6. Durasi dan Penampilan
Pengajian Agama:
Pengajian memiliki struktur yang terencana, dimulai dengan pembukaan, penyampaian materi, tanya jawab, dan diakhiri doa. Durasi biasanya lebih panjang dibandingkan stand-up comedy, karena materi yang disampaikan lebih kompleks.
Stand-Up Comedy:
Pertunjukan stand-up comedy umumnya berdurasi lebih singkat, dengan fokus pada punchline atau humor yang cepat dan efektif. Tidak ada struktur formal, karena setiap komika memiliki gaya unik dalam membawakan materi.
7. Kesan Setelah Acara
Pengajian Agama:
Pengajian agama meninggalkan kesan mendalam berupa pencerahan spiritual dan intelektual. Audiens biasanya merasa termotivasi untuk memperbaiki diri dan lebih mendekatkan diri kepada Allah.
Stand-Up Comedy:
Stand-up comedy meninggalkan kesan hiburan semata. Meskipun ada pesan moral atau kritik sosial dalam beberapa materi, dampaknya lebih ringan dan bersifat sementara.

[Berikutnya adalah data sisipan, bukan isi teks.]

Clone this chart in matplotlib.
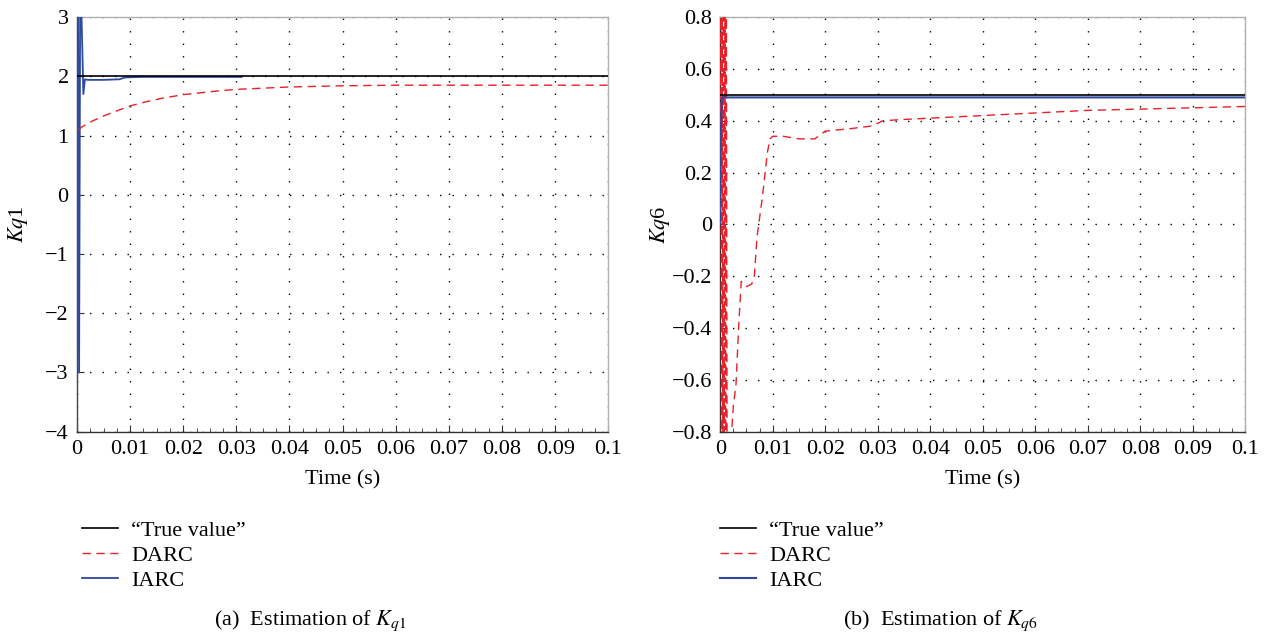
import numpy as np
import matplotlib.pyplot as plt
from matplotlib.ticker import AutoMinorLocator

plt.rcParams['font.family'] = ['Liberation Serif', 'DejaVu Serif']
plt.rcParams['mathtext.fontset'] = 'stix'

# (a) K_q1
t_true = [0.0, 0.1]
true_q1 = [2.0, 2.0]

t_darc_q1 = [0.0003, 0.001, 0.003, 0.005, 0.007, 0.01, 0.013, 0.016, 0.02, 0.025,
             0.03, 0.035, 0.04, 0.045, 0.05, 0.06, 0.08, 0.1]
darc_q1 = [1.1, 1.15, 1.25, 1.33, 1.4, 1.5, 1.57, 1.63, 1.69, 1.74,
           1.78, 1.8, 1.82, 1.83, 1.84, 1.85, 1.85, 1.85]

t_iarc_q1 = [0.0, 0.0002, 0.0004, 0.0006, 0.0008, 0.001, 0.0012, 0.0015, 0.002,
             0.005, 0.008, 0.009, 0.012, 0.031]
iarc_q1 = [-4.0, 3.2, -3.0, 3.2, 3.2, 2.5, 1.7, 1.95, 1.94,
           1.94, 1.95, 1.98, 1.99, 1.99]

# (b) K_q6
true_q6 = [0.5, 0.5]

t_iarc_q6 = [0.0, 0.0001, 0.0003, 0.1]
iarc_q6 = [0.0, 0.3, 0.49, 0.49]

t_darc_q6 = [0.0, 0.00013, 0.00026, 0.00039, 0.00052, 0.00065, 0.00078, 0.00091, 0.00104,
             0.00117, 0.0013, 0.0015, 0.002, 0.0025, 0.003, 0.0035, 0.004, 0.0045,
             0.005, 0.006, 0.0065, 0.007, 0.008, 0.009, 0.0095, 0.01, 0.012, 0.015,
             0.018, 0.02, 0.025, 0.029, 0.031, 0.035, 0.04, 0.045, 0.05, 0.06,
             0.07, 0.08, 0.09, 0.1]
darc_q6 = [0.0, 0.8, -0.8, 0.8, -0.8, 0.8, -0.8, 0.8, -0.8,
           0.8, -0.8, -0.85, -0.85, -0.7, -0.62, -0.4, -0.22, -0.23,
           -0.24, -0.23, -0.2, -0.05, 0.1, 0.28, 0.33, 0.34, 0.34, 0.33,
           0.33, 0.36, 0.37, 0.38, 0.4, 0.405, 0.41, 0.415, 0.42, 0.43,
           0.44, 0.445, 0.45, 0.455]

x_ticks = [0, 0.01, 0.02, 0.03, 0.04, 0.05, 0.06, 0.07, 0.08, 0.09, 0.1]
x_labels = ['0', '0.01', '0.02', '0.03', '0.04', '0.05', '0.06', '0.07', '0.08', '0.09', '0.1']

fig = plt.figure(figsize=(12.68, 6.33), dpi=100)
ax1 = fig.add_axes([0.0607, 0.318, 0.419, 0.655])
ax2 = fig.add_axes([0.568, 0.318, 0.414, 0.655])

red = '#e8202a'
blue = '#2e4a9e'

ax1.plot(t_iarc_q1, iarc_q1, color=blue, lw=1.3, label='IARC', zorder=3)
ax1.plot(t_true, true_q1, color='black', lw=1.2, label='\u201cTrue value\u201d', zorder=4)
ax1.plot(t_darc_q1, darc_q1, color=red, lw=1.0, ls=(0, (6, 4)), label='DARC', zorder=3)
ax1.set_ylim(-4, 3)
ax1.set_yticks(range(-4, 4))
ax1.set_yticklabels(['\u22124', '\u22123', '\u22122', '\u22121', '0', '1', '2', '3'])
ax1.set_ylabel(r'$\mathit{Kq}$1', fontsize=16, labelpad=11)

ax2.plot(t_darc_q6, darc_q6, color=red, lw=1.0, ls=(0, (6, 4)), label='DARC', zorder=3)
ax2.plot(t_iarc_q6, iarc_q6, color=blue, lw=1.5, label='IARC', zorder=3)
ax2.plot(t_true, true_q6, color='black', lw=1.2, label='\u201cTrue value\u201d', zorder=4)
ax2.set_ylim(-0.8, 0.8)
ax2.set_yticks(np.arange(-0.8, 0.81, 0.2))
ax2.set_yticklabels(['\u22120.8', '\u22120.6', '\u22120.4', '\u22120.2', '0', '0.2', '0.4', '0.6', '0.8'])
ax2.set_ylabel(r'$\mathit{Kq}$6', fontsize=16, labelpad=0)

for ax in (ax1, ax2):
    ax.set_xlim(0, 0.1)
    ax.set_xticks(x_ticks)
    ax.set_xticklabels(x_labels)
    ax.xaxis.set_minor_locator(AutoMinorLocator(4))
    ax.set_xlabel('Time (s)', fontsize=16, labelpad=8)
    ax.tick_params(direction='in', labelsize=16, color='#333333', length=5, pad=6)
    ax.tick_params(which='minor', direction='in', color='#333333', length=3)
    ax.grid(True, color='black', ls=(0, (1, 8)), lw=1.0)
    for side, s in ax.spines.items():
        s.set_color('#333333' if side in ('left', 'bottom') else '#b0b0b0')
        s.set_linewidth(1.0)

order = ['\u201cTrue value\u201d', 'DARC', 'IARC']
for ax, x0 in ((ax1, 82 / 1268), (ax2, 720 / 1268)):
    h, l = ax.get_legend_handles_labels()
    hd = dict(zip(l, h))
    ax.legend([hd[k] for k in order], order, loc='upper left',
              bbox_to_anchor=(x0, 1 - 520 / 633), bbox_transform=fig.transFigure,
              frameon=False, fontsize=16, handlelength=1.6, handletextpad=0.6,
              labelspacing=0.2, borderpad=0, borderaxespad=0)

fig.text(0.245, 0.012, r'(a)  Estimation of $K_{q1}$', ha='center', fontsize=16)
fig.text(0.742, 0.012, r'(b)  Estimation of $K_{q6}$', ha='center', fontsize=16)

fig.savefig('out.png', dpi=100)
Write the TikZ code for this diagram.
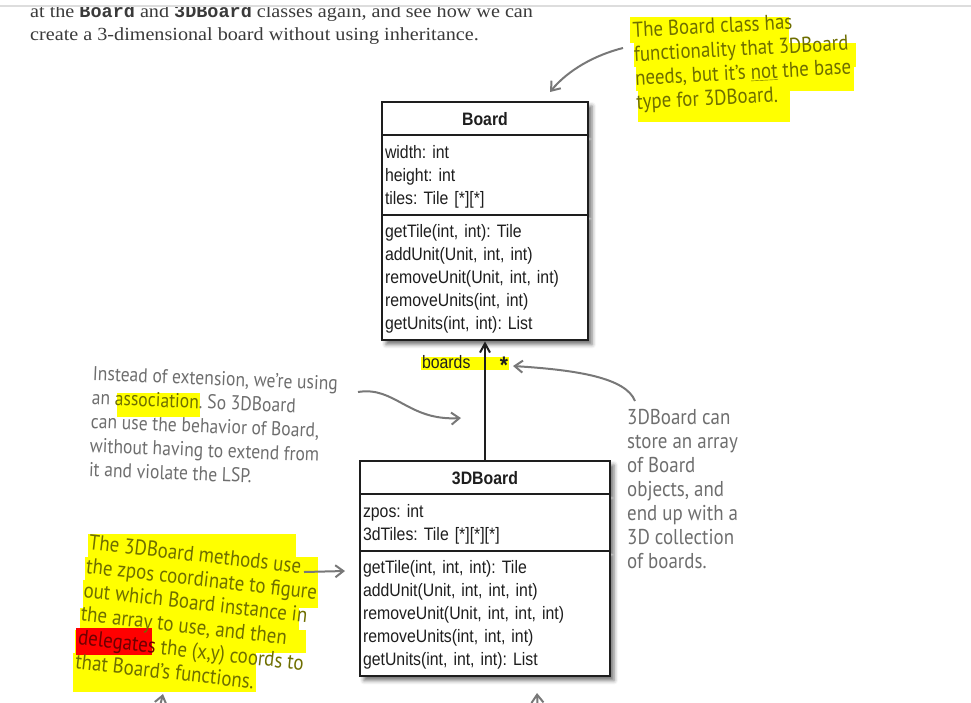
\documentclass[tikz,border=0pt]{standalone}
\usepackage{fontspec}
\setmainfont{Liberation Serif}
\newfontfamily\introfont[FakeStretch=1.09]{Liberation Serif}
\newfontfamily\umlfont[FakeStretch=0.88]{Liberation Sans}
\newfontfamily\handfont[FakeStretch=0.88]{PT Sans}
\newfontfamily\codefont{Liberation Mono}
\usetikzlibrary{arrows.meta, shapes.multipart, shadows.blur}
\definecolor{cink}{HTML}{1E1E1E}
\definecolor{ctext}{HTML}{3A3A3A}
\definecolor{cpen}{HTML}{6E6E6E}
\definecolor{cpenhl}{HTML}{6E6E00}
\definecolor{cpenred}{HTML}{6E0000}
\definecolor{chl}{HTML}{FFFF00}
\definecolor{cred}{HTML}{FF0000}
\definecolor{carrow}{HTML}{787878}
\definecolor{crule}{HTML}{DDDDDD}
\newcommand{\umlstrut}{\rule[-3pt]{0pt}{19pt}}
\frenchspacing
\tikzset{
  umlclass/.style={draw=cink, line width=2pt, fill=white, rectangle split, rectangle split parts=3, inner xsep=3pt, inner ysep=6pt, align=left, text=cink, font=\umlfont\fontsize{18}{23}\selectfont, blur shadow={shadow xshift=4pt, shadow yshift=-4pt, shadow blur radius=4pt, shadow opacity=55}},
  note/.style={font=\handfont\fontsize{21.5}{24}\selectfont, text=cpen, align=left, inner sep=0pt, anchor=north west},
  pen/.style={-{Straight Barb[length=8pt, width=12pt]}, draw=carrow, line width=2pt},
  assoc/.style={-{Straight Barb[length=9pt, width=10pt]}, draw=cink, line width=2pt},
  marker/.style={fill=#1, draw=none},
  marker/.default=chl,
}

\begin{document}
\begin{tikzpicture}[x=1pt, y=-1pt]
  \useasboundingbox (0,0) rectangle (971,702);
  \clip (0,0) rectangle (971,702);
  \draw[crule, line width=1.5pt] (0,6) -- (971,6);
  \begin{scope}
    \clip (0,7) rectangle (971,702);
    \node[anchor=base west, inner sep=0pt, text=ctext, font=\introfont\fontsize{18.5}{23}\selectfont] (intro1) at (30,17) {at the {\codefont\bfseries Board} and {\codefont\bfseries 3DBoard} classes again, and see how we can};
    \node[anchor=base west, inner sep=0pt, text=ctext, font=\introfont\fontsize{18.5}{23}\selectfont] (intro2) at (30,40) {create a 3-dimensional board without using inheritance.};
  \end{scope}

  \fill[marker] (630,17) rectangle (789,43);
  \fill[marker] (634,43) rectangle (856,67);
  \fill[marker] (636,67) rectangle (854,91);
  \fill[marker] (638,91) rectangle (790,122);
  \fill[marker] (117,393) rectangle (200,417);
  \fill[marker] (88,534) rectangle (296,557);
  \fill[marker] (85,557) rectangle (318,580);
  \fill[marker] (83,580) rectangle (318,608);
  \fill[marker] (80,608) rectangle (299,630);
  \fill[marker] (75,630) rectangle (306,653);
  \fill[marker] (73,653) rectangle (256,692);
  \fill[marker=cred] (76,628) rectangle (152,655);

  \node[note, text=cpenhl, rotate=3] (why) at (632,22) {The Board class has\\functionality that 3DBoard\\needs, but it’s \underline{not} the base\\type for 3DBoard.};
  \node[note, font=\handfont\fontsize{20}{24}\selectfont, rotate=-2.3] (assocnote) at (93,366) {Instead of extension, we’re using\\an \textcolor{cpenhl}{association}. So 3DBoard\\can use the behavior of Board,\\without having to extend from\\it and violate the LSP.};
  \node[note] (store) at (627,409) {3DBoard can\\store an array\\of Board\\objects, and\\end up with a\\3D collection\\of boards.};
  \node[note, text=cpenhl, rotate=-6.5] (zposnote) at (90,534) {The 3DBoard methods use\\the zpos coordinate to figure\\out which Board instance in\\the array to use, and then\\\textcolor{cpenred}{delegates} the (x,y) coords to\\that Board’s functions.};

  \node[umlclass, text width=200pt, anchor=north] (board) at (485,101) {\umlstrut\hfill\textbf{Board}\hfill\umlstrut
    \nodepart{second}\umlstrut width: int\\height: int\\tiles: Tile [*][*]\umlstrut
    \nodepart{third}\umlstrut getTile(int, int): Tile\\addUnit(Unit, int, int)\\removeUnit(Unit, int, int)\\removeUnits(int, int)\\getUnits(int, int): List\umlstrut};
  \node[umlclass, text width=244pt, anchor=north] (board3d) at (485,460) {\umlstrut\hfill\textbf{3DBoard}\hfill\umlstrut
    \nodepart{second}\umlstrut zpos: int\\3dTiles: Tile [*][*][*]\umlstrut
    \nodepart{third}\umlstrut getTile(int, int, int): Tile\\addUnit(Unit, int, int, int)\\removeUnit(Unit, int, int, int)\\removeUnits(int, int, int)\\getUnits(int, int, int): List\umlstrut};

  \node[fill=chl, inner xsep=1pt, inner ysep=0pt, text width=86pt, text height=11pt, text depth=2pt, text=cink, font=\umlfont\fontsize{18}{23}\selectfont] (mult) at (465,363.5) {boards\hfill\raisebox{-5pt}{\fontsize{24}{24}\selectfont\bfseries *}\hspace{3pt}};
  \draw[assoc] (board3d.north) -- (board.south);

  \coordinate (whyfrom) at (623,48);
  \coordinate (whyto) at (550,92);
  \coordinate (assocfrom) at (358,392);
  \coordinate (assocto) at (461,418);
  \coordinate (storefrom) at (635,401);
  \coordinate (storeto) at (513,366);
  \coordinate (zposfrom) at (304,572);
  \coordinate (zposto) at (345,571);
  \coordinate (lowleft) at (158,714);
  \coordinate (lowleftto) at (163,694);
  \coordinate (lowmid) at (538,714);
  \coordinate (lowmidto) at (537,693);
  \draw[pen] (whyfrom) .. controls (595,55) and (568,70) .. (whyto);
  \draw[pen] (assocfrom) .. controls (395,386) and (408,421) .. (assocto);
  \draw[pen] (storefrom) .. controls (626,378) and (578,370) .. (storeto);
  \draw[pen] (zposfrom) -- (zposto);
  \draw[pen] (lowleft) -- (lowleftto);
  \draw[pen] (lowmid) -- (lowmidto);
\end{tikzpicture}
\end{document}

Pengajian agama dan stand-up comedy memiliki perbedaan mendasar, baik dari tujuan, gaya penyampaian, hingga dampaknya pada audiens. Meskipun humor dapat menjadi alat untuk menarik perhatian, penting bagi pengajian untuk menjaga esensi dan kesakralannya sebagai forum ilmu. Sementara itu, stand-up comedy tetaplah hiburan yang dirancang untuk membuat orang tertawa.
Dengan memahami perbedaan ini, kita bisa lebih bijak dalam menilai suatu acara, apakah bertujuan mendidik atau semata-mata menghibur.